Dimanche 24 septembre. J'ai assez mal dormi, quoique le lit soit bon avec un sommier. Levés à 6h 1/2, car il y a pas mal à faire. Tout d'abord, je vais voir Poncet, qui n'a absolument rien à vendre et me dit que je trouverai peut-être pâtes ou légumes secs dans une autre baraque. Mais comme tout le monde y dort, il faudra que Kletzkine y retourne le soir, s'il peut. Pour le moment, nous partons tous les trois pour aller voir à Puntigam un copain de Todé, Laroche. Puntigam est situé au sud de Graz. C'est très loin du centre, et encore assez loin du bout du tram. A l'entrée du camp, un Werkshutz nous a demandé nos papiers, qu'il a gardés tout le temps de notre séjour là-bas. Nous avons trouvé Laroche, un brave type très sympathique qui a commencé par nous offrir à déjeuner (on avait l'estomac dans les talons). Ensuite on a réglé nos petites affaires. Il n'avait malheureusement pas grand' chose à nous donner. Au moment où on allait prendre son cadeau arrivent deux autres de ses copains, et il a été obligé de partager ce qu'il avait entre nous et eux. C'était donc maigre; enfin, qu'y faire ? Excessivement gentil avec nous? En repartant, nous sommes allés jusqu'à la gare, en principe pour trouver De Col, l'Homme de Confiance de Porr pour Rottenmann, qui devait arrivée à 9h. Comme c'était 10h quand nous fûmes à la gare, De Col était parti. Nous sommes redescendus jusqu'au foyer français où nous l'avons trouvé, ainsi que l'Hdc de Trichau. Après avoir bu un café, on a regardé l'exposition de dessins, qui, pour beaucoup, ne sont pas formidables. A 11h, je suis parti pour aller à la Messe et j'ai retrouvé les autres près du restaurant où nous devions déjeuner. Pour la première fois depuis que je suis en Allemagne, j'ai v que s'ils le veulent, ils peuvent faire du service rapide. Nous n'étions pas plutôt installés tous les cinq que la soupe nous était servie, le Stammgericht arrivait deux minutes après, alors qu'on était encore en train de préparer nos…

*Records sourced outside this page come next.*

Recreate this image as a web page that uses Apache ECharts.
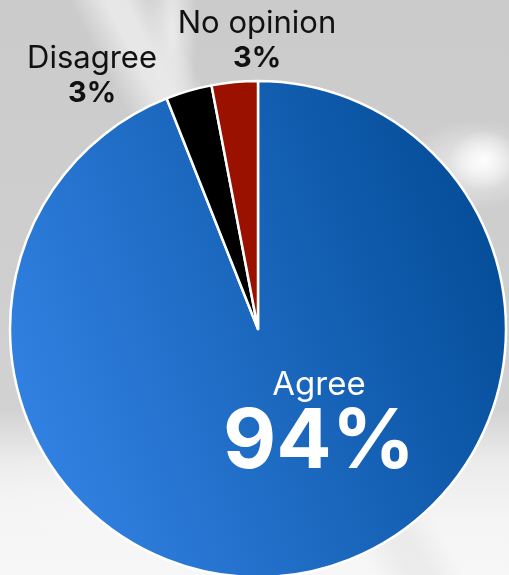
<!DOCTYPE html>
<html>
<head>
<meta charset="utf-8">
<script src="https://cdn.jsdelivr.net/npm/echarts@6/dist/echarts.min.js"></script>
<style>
  html, body { margin: 0; padding: 0; }
  body {
    width: 509px; height: 575px; overflow: hidden;
    background:
      radial-gradient(ellipse 34px 30px at 484px 160px, rgba(255,255,255,0.95), rgba(255,255,255,0) 100%),
      radial-gradient(ellipse 70px 45px at 475px 165px, rgba(250,250,250,0.7), rgba(250,250,250,0) 100%),
      linear-gradient(62deg, rgba(255,255,255,0) 0px, rgba(255,255,255,0) 330px, rgba(234,234,234,0.9) 362px, rgba(234,234,234,0.9) 380px, rgba(255,255,255,0) 410px),
      radial-gradient(ellipse 25px 110px at 172px 30px, rgba(238,238,238,0.9), rgba(238,238,238,0) 100%),
      radial-gradient(ellipse 160px 70px at 90px 520px, rgba(246,246,246,1), rgba(246,246,246,0) 100%),
      linear-gradient(to bottom, #cbcbcb 0px, #cfcfcf 300px, #d2d2d2 410px, #ebebeb 460px, #f5f5f5 520px, #f7f7f7 575px);
  }
  #chart { width: 509px; height: 575px; }
</style>
</head>
<body>
<div id="chart"></div>
<script>
// Survey response shares
const categories = ['Agree', 'Disagree', 'No opinion'];
const shares = [94, 3, 3];

const PIE_CENTER = [258, 329];
const PIE_RADIUS = 248;

// label anchor points (offset from the pie centre)
const labelOffsets = [[61, 96], [-166, -253], [-1, -288]];

const sliceColors = [
  new echarts.graphic.LinearGradient(0, 0.7, 1, 0.3, [
    { offset: 0, color: '#3383e5' },
    { offset: 1, color: '#034c97' }
  ]),
  '#000000',
  '#9b1100'
];

const chart = echarts.init(document.getElementById('chart'), null, { renderer: 'canvas' });

const FONT = 'Inter, sans-serif';

chart.setOption({
  backgroundColor: 'transparent',
  animation: false,
  series: [{
    type: 'pie',
    center: PIE_CENTER,
    radius: PIE_RADIUS,
    startAngle: 90,
    clockwise: true,
    avoidLabelOverlap: false,
    itemStyle: { borderColor: '#ffffff', borderWidth: 2.5 },
    labelLine: { show: false },
    label: {
      show: true,
      position: 'outside',
      fontFamily: FONT,
      formatter: p => '{name|' + p.name + '}\n{val|' + p.value + '%}',
      rich: {
        name: { fontFamily: FONT, fontSize: 31, color: '#111111', lineHeight: 35, align: 'center' },
        val: { fontFamily: FONT, fontSize: 29, fontWeight: 'bold', color: '#111111', lineHeight: 35, align: 'center' }
      }
    },
    labelLayout: function (params) {
      const o = labelOffsets[params.dataIndex];
      return {
        x: PIE_CENTER[0] + o[0],
        y: PIE_CENTER[1] + o[1],
        align: 'center',
        verticalAlign: 'middle'
      };
    },
    data: categories.map((name, i) => {
      const d = { name: name, value: shares[i], itemStyle: { color: sliceColors[i] } };
      if (i === 0) {
        d.label = {
          rich: {
            name: { fontFamily: FONT, fontSize: 33, color: '#ffffff', lineHeight: 36, align: 'center' },
            val: { fontFamily: FONT, fontSize: 82, fontWeight: 'bold', color: '#ffffff', lineHeight: 80, align: 'center' }
          }
        };
      }
      return d;
    })
  }]
});
</script>
</body>
</html>
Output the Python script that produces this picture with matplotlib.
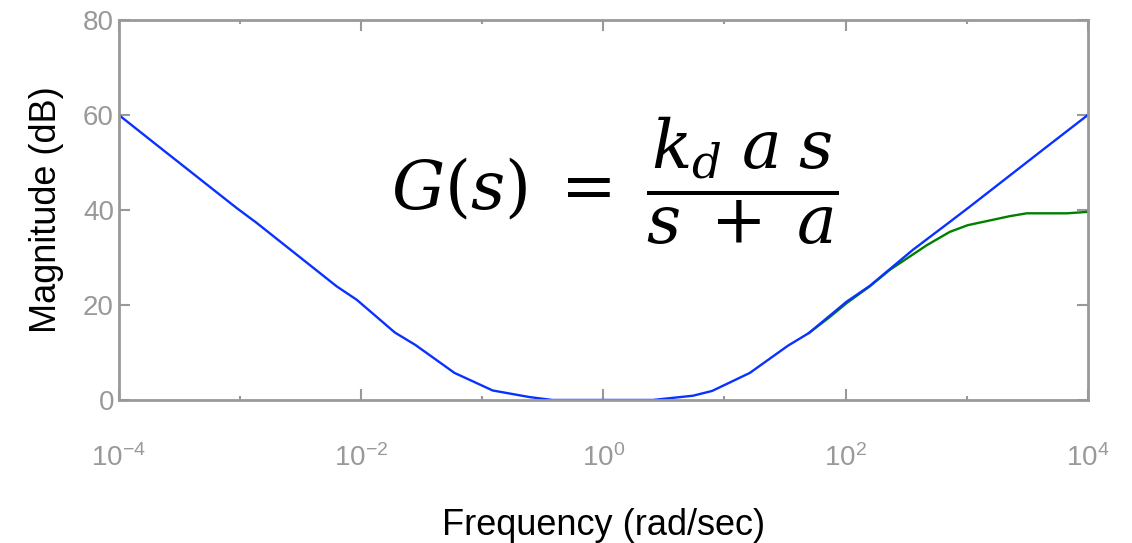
import matplotlib
matplotlib.use("Agg")
import matplotlib.pyplot as plt
from matplotlib.ticker import FixedLocator, NullFormatter

plt.rcParams['font.family'] = ['Liberation Sans', 'DejaVu Sans']
plt.rcParams['mathtext.fontset'] = 'custom'
plt.rcParams['mathtext.rm'] = 'Liberation Sans'
plt.rcParams['mathtext.it'] = 'Liberation Sans:italic'

# magnitude response of G(s), approximated
freq_full = [1e-4, 2.05e-4, 9.4e-4, 1.37e-3, 6.3e-3, 9.2e-3, 0.019, 0.028, 0.059,
             0.122, 0.247, 0.38, 2.56, 5.5, 7.9, 16.2, 33.3, 49.8, 102, 158,
             359, 726, 1060, 4680, 1e4]
mag_full = [60, 53.7, 40.4, 37.3, 23.9, 21.1, 14.2, 11.6, 5.7,
            2.0, 0.6, 0, 0, 0.9, 1.9, 5.7, 11.4, 14.1, 20.7, 24.0,
            31.6, 37.5, 40.7, 53.5, 60]

# high-frequency branch with the derivative filter
freq_filt = [49.8, 74.3, 102, 158, 232, 469, 726, 1020, 2270, 3130, 6710, 1e4]
mag_filt = [14.1, 17.5, 20.4, 23.9, 27.4, 32.6, 35.4, 36.8, 38.7, 39.3, 39.3, 39.6]

major_x = [1e-4, 1e-2, 1e0, 1e2, 1e4]
minor_x = [1e-3, 1e-1, 1e1, 1e3]
y_ticks = [0, 20, 40, 60, 80]

grey = '#999999'

fig = plt.figure(figsize=(11.32, 5.43), dpi=100)
ax = fig.add_axes([0.105, 0.2634, 0.856, 0.6998])

ax.semilogx(freq_filt, mag_filt, color='#008000', lw=1.7)
ax.semilogx(freq_full, mag_full, color='#0a32ff', lw=1.7)

ax.set_xlim(1e-4, 1e4)
ax.set_ylim(0, 80)
ax.xaxis.set_major_locator(FixedLocator(major_x))
ax.xaxis.set_minor_locator(FixedLocator(minor_x))
ax.xaxis.set_minor_formatter(NullFormatter())
ax.set_yticks(y_ticks)

for s in ax.spines.values():
    s.set_color(grey)
    s.set_linewidth(2)

ax.tick_params(which='major', direction='in', length=8, width=1.5, color=grey,
               labelcolor=grey, labelsize=20, top=True, right=True)
ax.tick_params(axis='x', which='major', pad=32)
ax.tick_params(which='minor', direction='in', length=3, width=1.5, color=grey,
               top=True, right=True)

ax.set_xlabel('Frequency (rad/sec)', fontsize=26, labelpad=26)
ax.set_ylabel('Magnitude (dB)', fontsize=26, labelpad=14)

ax.text(0.512, 0.575, r'$G(s)\;=\;\dfrac{k_d\;a\;s}{s\;+\;a}$', transform=ax.transAxes,
        fontsize=48, math_fontfamily='dejavuserif', ha='center', va='center')

fig.savefig('out.png', dpi=100)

C'est fini, Maurice n'écrira plus et cette lettre n'atteindra ses parents que bien des mois plus tard, rapportée par un de ses camarades.

Arrêté le 25 septembre pour "activités politiques et catholiques", incarcéré à la prison de Leoben, Maurice est envoyé au camp de Flossenburg le 18 novembre, puis affecté au commando Haslach-Barbe le 7 décembre. Le 15 février 1945, avec d'autres détenus inaptes au travail, il est envoyé au camp de Vaihingen où il meurt le 29 mars.